Using the Leaper Pulse Unit as a throwable
Once you pull a Pulse Unit home, the temptation is to stash it forever as a trophy. That ignores one of its most important roles: it is a throwable singularity device with a very large effective radius and serious shield damage.
To use one:
- Slot the Leaper Pulse Unit into a quick-use or throwable slot in your loadout.
- In a match, select it from the quick menu just like a grenade.
- Throw it at your target area; it travels like a heavy grenade and will drop if underthrown.
- After a short fuse, it triggers a violent pulse that drags nearby players toward the center and applies significant damage within its ~10 m radius.
The singularity effect is especially punishing when enemies are caught in the open. With no immediate hard cover, players with blue or green shields can see massive chunks of their protection shredded in one detonation.
There is a trade-off, though. The fuse is not instant. Indoors, that delay makes it possible for an alert squad to break line of sight by ducking behind corners or retreating through doorways. Outside—where escape routes are flatter and more predictable—the combination of pull and blast radius is much harder to outrun.

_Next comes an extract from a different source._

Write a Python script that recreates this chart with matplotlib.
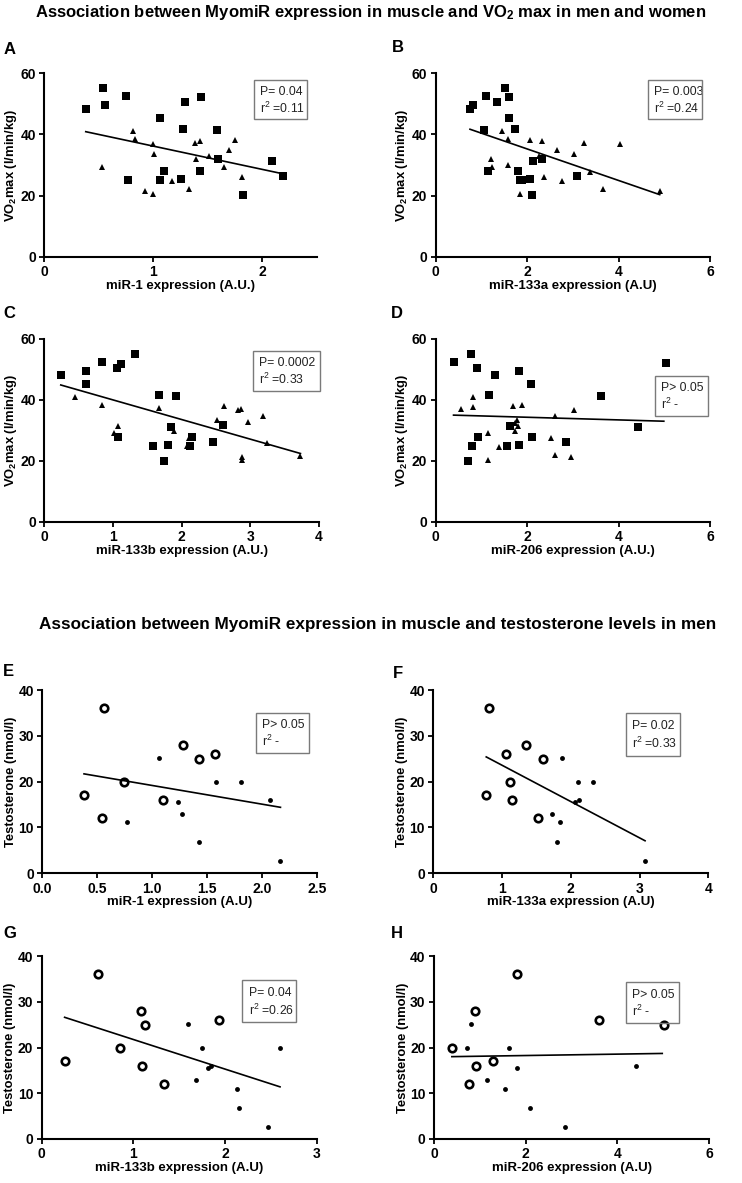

Typical high-value situations for throwing a Pulse Unit include:
- Dropping it on a squad crossing open ground toward an extraction point.
- Landing it in the middle of a team locked into a fight with ARC drones, when their attention is split.
- Breaking a dug-in position at medium range when other throwables are on cooldown.
Note: after detonation, you can pick up what is left, but it becomes a broken Pulse Unit with negligible value. Treat each throw as a true one-off play.
Crafting, base upgrades, and recycling
Keeping Pulse Units for your workshop is not just hoarding behavior. Several late-stage projects and upgrades demand multiple Units, and those checks can bottleneck progression if you scrap or sell every one you find.
Project and workshop upgrade use
| Use case | Requirement | Upgrades |
|---|---|---|
| Outitting → Load Stage project | 3× Leaper Pulse Unit 5× Humidifier 5× Advanced Electrical Components 3× Magnetic Accelerator |
Progresses Outitting from step 4/6 to Load Stage step 5/6. |
| Utility Station upgrade | 4× Leaper Pulse Unit 3× Fried Motherboard 5× Advanced Electrical Components |
Upgrades Utility Station 2 to Utility Station 3. |
These projects feed directly into your crafting ecosystem. Utility Station 3 unlocks better access to utility items, while pushing Outfitting along its track boosts what you can carry and build between raids. Burning your first few Pulse Units as throwables can delay these upgrades by multiple raids’ worth of farming.

Recycling vs. salvaging a Leaper Pulse Unit
For players who are not ready to commit Units to high-tier projects, recycling offers a steady stream of advanced components.
| Action | Output |
|---|---|
| Recycle Leaper Pulse Unit | 3× ARC Alloy 2× Advanced Mechanical Components |
| Salvage Leaper Pulse Unit | 2× Mechanical Components |
Recycling is clearly the more lucrative option if you are chasing mid-to-late game crafting recipes. ARC Alloy and Advanced Mechanical Components sit further up the material chain and are harder to come by in bulk. Salvaging into basic Mechanical Components only makes sense if your current bottleneck is low-level recipes and you do not need the higher-grade parts yet.
The 5,000-coin sell value is another lever. In early progression, that payout can represent several ordinary raids’ worth of loot, particularly if you go in light. Later, the material value often eclipses the coin return, especially once you are regularly upgrading stations and building purple-tier gear.
Used well, the Leaper Pulse Unit forces interesting decisions. It is a get-out-of-jail card in combat, a backbone component for meaningful workshop upgrades, and a compact bundle of rare materials if you push it through the recycler. The tension is intentional: every time you pull one out of a Leaper’s ruined eye, you are deciding what kind of raider you want to be—careful builder, opportunistic trader, or the type who will burn a small fortune just to rip another squad into a singularity.